Kesuksesan tidak selalu seperti yang terlihat
Kesuksesan orang ’jahat’ mungkin tidak semenyilaukan yang terlihat. Mereka mungkin punya uang, tapi juga musuh. Mereka tampak percaya diri, tapi sebenarnya merasa tidak aman. Mereka mungkin berada di depan sekarang, tapi jalan pintas mereka bisa berbalik merugikan di masa depan.
Orang baik, meski lambat naik, sering membangun hubungan dan reputasi yang bertahan lama. Mereka mungkin tidak membuat berita besar, tapi akhirnya menikmati kepuasan dan stabilitas yang lebih mendalam. Kesuksesan bukan hanya soal uang tapi juga ketenangan pikiran, penghormatan, dan kebahagiaan.
Ingat: strategi jahat berhasil—sampai tidak
Menjadi jahat bisa memberi kemenangan cepat, tapi tidak bertahan lama. Buku seperti Good to Great oleh Jim Collins menekankan bahwa perusahaan yang dibangun atas nilai-nilai lebih unggul dalam jangka waktu yang panjang dibanding yang dibangun dengan taktik licik.
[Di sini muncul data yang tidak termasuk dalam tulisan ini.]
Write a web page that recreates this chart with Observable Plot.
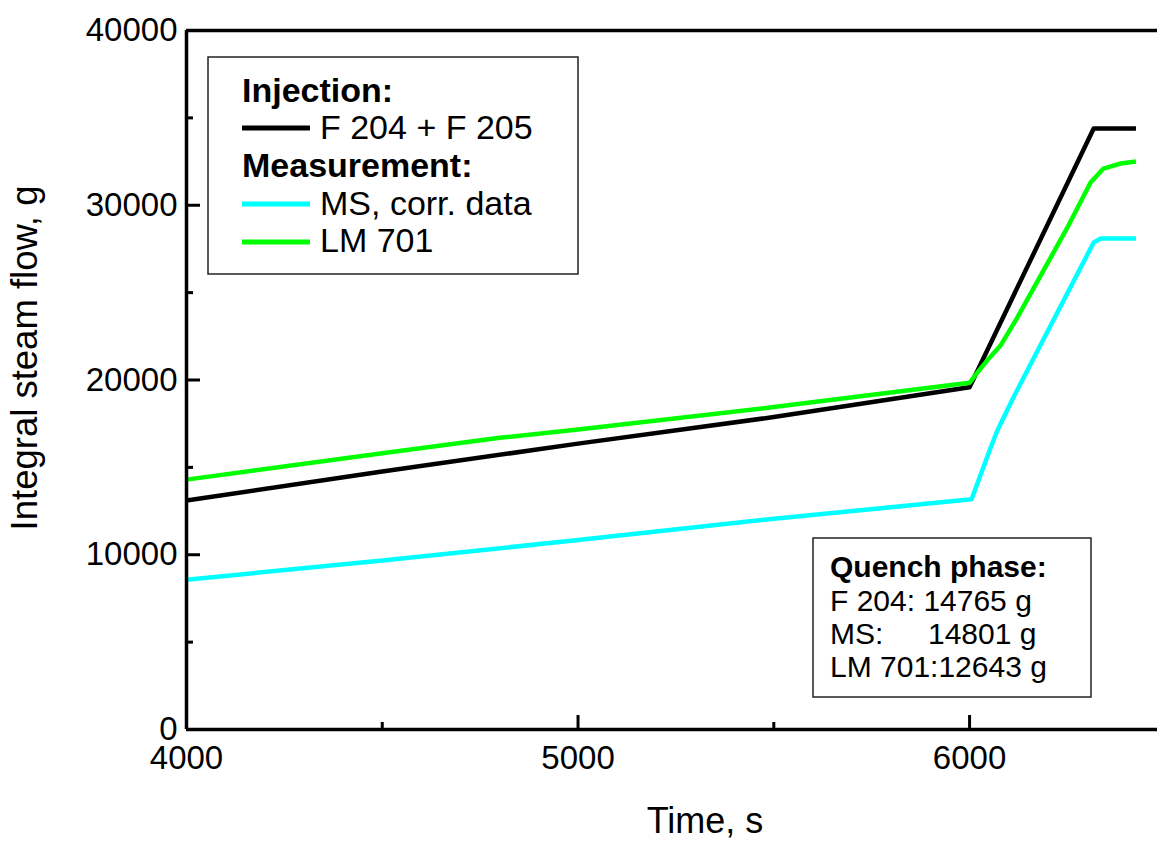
<!DOCTYPE html>
<html>
<head>
<meta charset="utf-8">
<script src="https://cdn.jsdelivr.net/npm/d3@7"></script>
<script src="https://cdn.jsdelivr.net/npm/@observablehq/plot@0.6"></script>
<style>
  html, body { margin: 0; padding: 0; background: #fff; overflow: hidden; }
  #chart svg { display: block; }
</style>
</head>
<body>
<div id="chart"></div>
<script>
// ---- Data ----
const timeF  = [4000, 4500, 5000, 5500, 6000, 6317, 6425];
const flowF  = [13100, 14760, 16360, 17880, 19590, 34390, 34390];

const timeMS = [4000, 4500, 5000, 5500, 6005, 6054, 6071, 6112, 6174, 6317, 6335, 6425];
const flowMS = [8570, 9670, 10840, 12060, 13170, 16140, 17110, 19000, 21690, 27870, 28100, 28100];

const timeLM = [4000, 4500, 4800, 5000, 5500, 6000, 6020, 6050, 6079, 6120, 6250, 6309, 6342, 6386, 6425];
const flowLM = [14300, 15810, 16690, 17170, 18450, 19840, 20430, 21250, 21970, 23500, 28730, 31300, 32100, 32390, 32500];

const seriesNames  = ["F 204 + F 205", "MS, corr. data", "LM 701"];
const seriesColors = ["#000000", "#00ffff", "#00ff00"];

const xDomain = [4000, 6480];
const yDomain = [0, 40000];
const xMajor = [4000, 5000, 6000];
const xMinor = [4500, 5500];
const xTickLabels = ["4000", "5000", "6000"];
const yMajor = [0, 10000, 20000, 30000, 40000];
const yMinor = [5000, 15000, 25000, 35000];
const yTickLabels = ["0", "10000", "20000", "30000", "40000"];

const xTitle = "Time, s";
const yTitle = "Integral steam flow, g";

const legendHeads = ["Injection:", "Measurement:"];
const quenchTitle = "Quench phase:";
const quenchLabels = ["F 204:", "MS:", "LM 701:"];
const quenchValues = ["14765 g", "14801 g", "12643 g"];

// ---- Build table ----
const seriesData = [
  {name: seriesNames[0], time: timeF, flow: flowF},
  {name: seriesNames[1], time: timeMS, flow: flowMS},
  {name: seriesNames[2], time: timeLM, flow: flowLM}
];
const rows = seriesData.flatMap(s => s.time.map((t, i) => ({series: s.name, time: t, flow: s.flow[i]})));

const W = 1157, H = 842, ML = 186, MR = 0, MT = 30, MB = 113;
const frameW = W - ML - MR, frameH = H - MT - MB;
const font = "'Liberation Sans', Arial, Helvetica, sans-serif";

const chart = Plot.plot({
  width: W, height: H,
  marginLeft: ML, marginRight: MR, marginTop: MT, marginBottom: MB,
  style: {fontFamily: font, background: "#fff", color: "#000"},
  x: {domain: xDomain, label: null},
  y: {domain: yDomain, label: null},
  color: {domain: seriesNames, range: seriesColors},
  marks: [
    // data lines
    Plot.line(rows, {x: "time", y: "flow", z: "series", stroke: "series", strokeWidth: 4.5, strokeLinejoin: "round", strokeLinecap: "butt"}),
    // axis lines (left, bottom, top)
    Plot.ruleX([xDomain[0]], {stroke: "#000", strokeWidth: 3.5}),
    Plot.ruleY(yDomain, {stroke: "#000", strokeWidth: 3.5}),
    // inward ticks
    Plot.ruleY(yMajor, {stroke: "#000", strokeWidth: 3, insetRight: frameW - 14}),
    Plot.ruleY(yMinor, {stroke: "#000", strokeWidth: 3, insetRight: frameW - 7}),
    Plot.ruleX(xMajor, {stroke: "#000", strokeWidth: 3, insetTop: frameH - 14}),
    Plot.ruleX(xMinor, {stroke: "#000", strokeWidth: 3, insetTop: frameH - 7}),
    // tick labels
    Plot.axisY({ticks: yMajor, tickSize: 0, tickPadding: 9, fontSize: 33, label: null,
                tickFormat: d => yTickLabels[yMajor.indexOf(d)]}),
    Plot.axisX({ticks: xMajor, tickSize: 0, tickPadding: 16, fontSize: 33, label: null,
                tickFormat: d => xTickLabels[xMajor.indexOf(d)]}),
    // x axis title
    Plot.text([xTitle], {text: d => d, frameAnchor: "bottom", dx: 33, dy: 92, fontSize: 36, lineAnchor: "middle", fill: "#000"})
  ]
});

document.getElementById("chart").appendChild(chart);

const svg = d3.select(chart);

// ---- y axis title ----
svg.append("text")
  .attr("transform", "translate(37,358) rotate(-90)")
  .attr("text-anchor", "middle")
  .attr("font-family", font).attr("font-size", 36.5).attr("fill", "#000")
  .text(yTitle);

// ---- Legend box (upper left) ----
const lg = svg.append("g").attr("font-family", font).attr("fill", "#000").attr("text-anchor", "start");
lg.append("rect").attr("x", 208).attr("y", 57).attr("width", 370).attr("height", 217)
  .attr("fill", "#fff").attr("stroke", "#222").attr("stroke-width", 1.5);
lg.append("text").attr("x", 242).attr("y", 102).attr("font-size", 34).attr("font-weight", "bold").text(legendHeads[0]);
lg.append("text").attr("x", 242).attr("y", 177).attr("font-size", 34).attr("font-weight", "bold").text(legendHeads[1]);
const legendRows = [
  {name: seriesNames[0], color: seriesColors[0], ly: 128, ty: 139},
  {name: seriesNames[1], color: seriesColors[1], ly: 204, ty: 215},
  {name: seriesNames[2], color: seriesColors[2], ly: 242, ty: 252}
];
legendRows.forEach(r => {
  lg.append("line").attr("x1", 242).attr("x2", 310).attr("y1", r.ly).attr("y2", r.ly)
    .attr("stroke", r.color).attr("stroke-width", 5);
  lg.append("text").attr("x", 320).attr("y", r.ty).attr("font-size", 34).text(r.name);
});

// ---- Quench phase box (lower right) ----
const qg = svg.append("g").attr("font-family", font).attr("fill", "#000").attr("text-anchor", "start");
qg.append("rect").attr("x", 813).attr("y", 538).attr("width", 278).attr("height", 159)
  .attr("fill", "#fff").attr("stroke", "#222").attr("stroke-width", 1.5);
qg.append("text").attr("x", 830).attr("y", 577).attr("font-size", 30).attr("font-weight", "bold").text(quenchTitle);
const qy = [611, 644, 677];
qg.append("text").attr("x", 830).attr("y", qy[0]).attr("font-size", 30).text(quenchLabels[0] + " " + quenchValues[0]);
qg.append("text").attr("x", 830).attr("y", qy[1]).attr("font-size", 30).text(quenchLabels[1]);
qg.append("text").attr("x", 928).attr("y", qy[1]).attr("font-size", 30).text(quenchValues[1]);
qg.append("text").attr("x", 830).attr("y", qy[2]).attr("font-size", 30).text(quenchLabels[2] + quenchValues[2]);
</script>
</body>
</html>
Pada akhirnya, orang jahat terlihat sukses karena mereka memprioritaskan diri sendiri dan bermain agresif. Tapi orang baik memiliki keuntungan jangka panjang. Mereka membangun kepercayaan, kredibilitas, dan koneksi yang berarti, hal yang tidak bisa digantikan oleh kemenangan cepat.
Kuncinya? Jangan tinggalkan kebaikan. Gabungkan dengan kepercayaan diri, strategi, dan harga diri. Saat itulah orang ’baik’ berhenti diabaikan dan mulai meraih kesuksesan yang layak mereka dapatkan.